No dia 5 de março de 2025, Alcina Nhaume, uma costureira de 30 anos, trabalhava em seu ateliê em Maputo, concentrada em um vestido de noiva. O que ela não sabia era que a violência das manifestações pós-eleitorais em Moçambique estava prestes a mudar sua vida para sempre. Uma bala, supostamente disparada pela Unidade de Intervenção Rápida (UIR), atingiu sua mandíbula, desfigurando seu rosto e deixando sua vida em suspenso. “Quando olhei para o espelho, vi meu rosto totalmente desfigurado. Tinha perdido os dentes e o queixo parecia prestes a cair”, relatou Alcina à DW.

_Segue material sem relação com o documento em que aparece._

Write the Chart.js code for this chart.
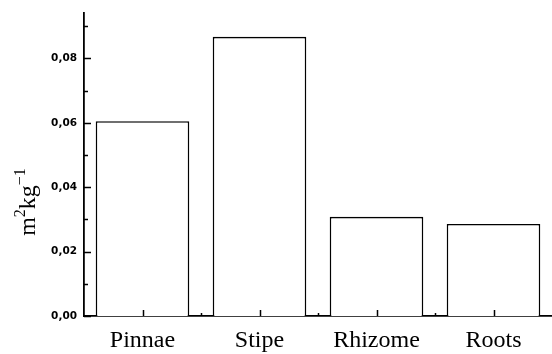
<!DOCTYPE html>
<html>
<head>
<meta charset="utf-8">
<script src="https://cdn.jsdelivr.net/npm/chart.js@4"></script>
<style>
  html, body { margin: 0; padding: 0; background: #fff; }
  canvas { display: block; }
</style>
</head>
<body>
<canvas id="c" width="552" height="354"></canvas>
<script>
// Specific surface per plant organ
const organs = ['Pinnae', 'Stipe', 'Rhizome', 'Roots'];
const surfaceValues = [0.0605, 0.0867, 0.0308, 0.0286];
const yTickValues = [0, 0.02, 0.04, 0.06, 0.08];
const yMinorValues = [0.01, 0.03, 0.05, 0.07, 0.09];
const yMax = 0.094;

// Inward tick marks and the rotated unit label
const axisDecor = {
  id: 'axisDecor',
  afterDraw(chart) {
    const ctx = chart.ctx;
    const x = chart.scales.x, y = chart.scales.y;
    const area = chart.chartArea;
    ctx.save();
    ctx.strokeStyle = '#000';
    ctx.lineWidth = 1.5;
    ctx.beginPath();
    yTickValues.forEach(v => {
      const py = Math.round(y.getPixelForValue(v)) + 0.5;
      ctx.moveTo(area.left, py); ctx.lineTo(area.left + 7, py);
    });
    yMinorValues.forEach(v => {
      const py = Math.round(y.getPixelForValue(v)) + 0.5;
      ctx.moveTo(area.left, py); ctx.lineTo(area.left + 4, py);
    });
    organs.forEach((_, i) => {
      const px = Math.round(x.getPixelForTick(i)) + 0.5;
      ctx.moveTo(px, area.bottom); ctx.lineTo(px, area.bottom - 6);
      if (i > 0) {
        const bx = Math.round((x.getPixelForTick(i) + x.getPixelForTick(i - 1)) / 2) + 0.5;
        ctx.moveTo(bx, area.bottom); ctx.lineTo(bx, area.bottom - 3);
      }
    });
    ctx.stroke();

    // unit label m²kg⁻¹, rotated
    ctx.translate(35, 202);
    ctx.rotate(-Math.PI / 2);
    ctx.fillStyle = '#000';
    ctx.textBaseline = 'alphabetic';
    ctx.textAlign = 'left';
    const big = '24px "Liberation Serif", "Times New Roman", serif';
    const small = '16px "Liberation Serif", "Times New Roman", serif';
    const parts = [['m', big, 0], ['2', small, -10], ['kg', big, 0], ['\u22121', small, -10]];
    let total = 0;
    parts.forEach(p => { ctx.font = p[1]; total += ctx.measureText(p[0]).width; });
    let cx = -total / 2;
    parts.forEach(p => {
      ctx.font = p[1];
      ctx.fillText(p[0], cx, p[2]);
      cx += ctx.measureText(p[0]).width;
    });
    ctx.restore();
  }
};

new Chart(document.getElementById('c'), {
  type: 'bar',
  data: {
    labels: organs,
    datasets: [{
      data: surfaceValues,
      backgroundColor: '#fff',
      borderColor: '#000',
      borderWidth: 1.6,
      barPercentage: 0.8,
      categoryPercentage: 1.0
    }]
  },
  options: {
    responsive: false,
    animation: false,
    devicePixelRatio: 1,
    layout: { padding: { top: 13, right: 0, left: 0, bottom: 0 } },
    plugins: { legend: { display: false }, tooltip: { enabled: false } },
    scales: {
      x: {
        grid: { display: false, drawTicks: false },
        border: { display: true, color: '#000', width: 1.8 },
        ticks: {
          color: '#000',
          padding: 10,
          maxRotation: 0,
          minRotation: 0,
          font: { family: '"Liberation Serif", "Times New Roman", serif', size: 24 }
        },
        afterFit(s) { s.height = 38; }
      },
      y: {
        min: 0,
        max: yMax,
        grid: { display: false, drawTicks: false },
        border: { display: true, color: '#000', width: 1.8 },
        afterBuildTicks(s) { s.ticks = yTickValues.map(v => ({ value: v })); },
        ticks: {
          color: '#000',
          padding: 7,
          font: { family: '"DejaVu Sans", sans-serif', size: 10.5, weight: 'bold' },
          callback: v => v.toFixed(2).replace('.', ',')
        },
        afterFit(s) { s.width = 84; }
      }
    }
  },
  plugins: [axisDecor]
});
</script>
</body>
</html>
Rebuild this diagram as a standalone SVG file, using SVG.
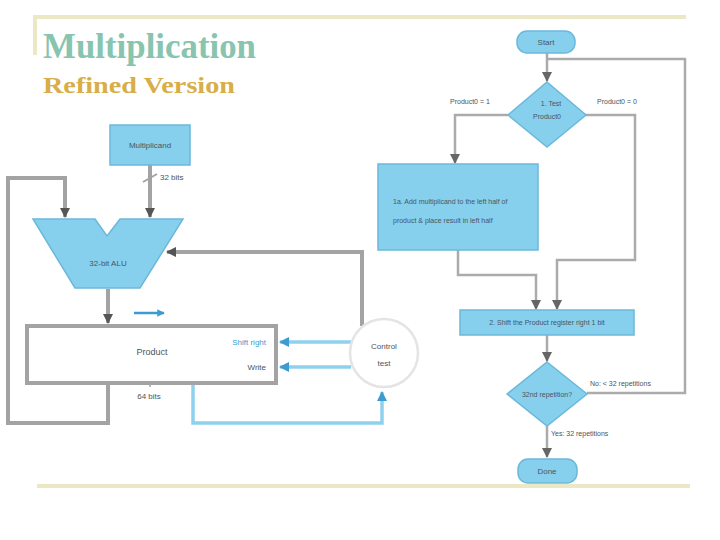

Alcina não estava nas ruas protestando. Ela apenas trabalhava, alheia ao caos que tomava conta de Maputo. A crise política e social, desencadeada pelas eleições de outubro de 2024, trouxe confrontos violentos entre manifestantes e forças de segurança. A repressão policial, marcada por uso excessivo de força, resultou em centenas de vítimas, incluindo Alcina. “O que me veio à cabeça foi: meu Deus, o que é isto?”, disse ela, ainda sem entender que fora atingida por uma bala até buscar ajuda e perceber a presença da polícia.
Sem socorro imediato dos agentes da UIR, que ignoraram seus apelos, Alcina dependeu da família para chegar ao Hospital Central de Maputo. Após uma cirurgia de emergência, ela passou um mês sem comer ou falar, enfrentando uma recuperação dolorosa. Hoje, sua maior esperança é conseguir tratamento no exterior para reconstrução facial, mas os custos e a burocracia tornam esse sonho distante.
Boaventura Nhaume, irmão de Alcina, descreve o trauma familiar: “Estamos abalados, chocados, e ainda tentando perceber o que aconteceu. As sequelas estão visíveis, e a ferida é muito grande.” Como costureira, Alcina sustentava a família, mas agora está internada, incapaz de trabalhar. A revolta cresce não só pela violência, mas pelo silêncio das autoridades. “Deveria haver responsabilização ou ao menos uma tentativa de apoio à família”, lamenta Boaventura.
O caso de Alcina gerou indignação em Moçambique. O Centro para Democracia e Direitos Humanos (CDD) apresentou uma queixa contra a polícia, exigindo justiça. A sociedade civil moçambicana, já cansada de episódios de brutalidade, vê na história de Alcina um símbolo da impunidade que alimenta a crise.
As manifestações em Moçambique começaram em outubro de 2024, após a vitória de Daniel Chapo, da Frelimo, nas eleições presidenciais. Acusações de fraude, lideradas pelo opositor Venâncio Mondlane, do partido PODEMOS, levaram milhares às ruas. A resposta do governo foi uma repressão violenta: mais de 361 mortos e 750 baleados, segundo a ONG Decide. A Amnistia Internacional documentou o uso de armas letais, gás lacrimogêneo e balas de borracha contra manifestantes, muitas vezes sem justificativa.
No mesmo dia em que Alcina foi baleada, o governo assinava um acordo para um “diálogo nacional inclusivo”, uma ironia que expõe a distância entre promessas políticas e a realidade nas ruas. Enquanto líderes discutiam reconciliação, a UIR abria fogo em bairros como Hulene, matando duas crianças e ferindo mais de 15 pessoas.
Em meio à dor, a história de Alcina inspirou vozes como a de Fredy Uamusse, um jovem artista moçambicano cujos desenhos sobre a violência pós-eleitoral viralizaram nas redes sociais. Seus retratos capturam a revolta e a resiliência do povo, transformando tragédias em um chamado por mudança. A “revolução” de Fredy, como ele chama, é um lembrete de que a arte pode ser uma arma poderosa contra a opressão.
Alcina Nhaume não é apenas uma vítima; é um reflexo de um Moçambique em crise, onde a busca por justiça enfrenta a muralha da impunidade. Organizações como a Amnistia Internacional e a ONU exigem investigações transparentes, mas os resultados são lentos. Enquanto isso, Alcina sonha com a reconstrução de seu rosto e de sua vida, mas depende de apoio que ainda não veio.
A história de Alcina é um apelo urgente por mudança. Como disse Ferosa Chaúque, ativista de direitos humanos: “Sem diálogo, não há reconciliação, não há responsabilização e muito menos reparação.” Moçambique precisa ouvir suas vítimas e enfrentar as feridas abertas pela violência. Só assim poderá construir um futuro mais justo.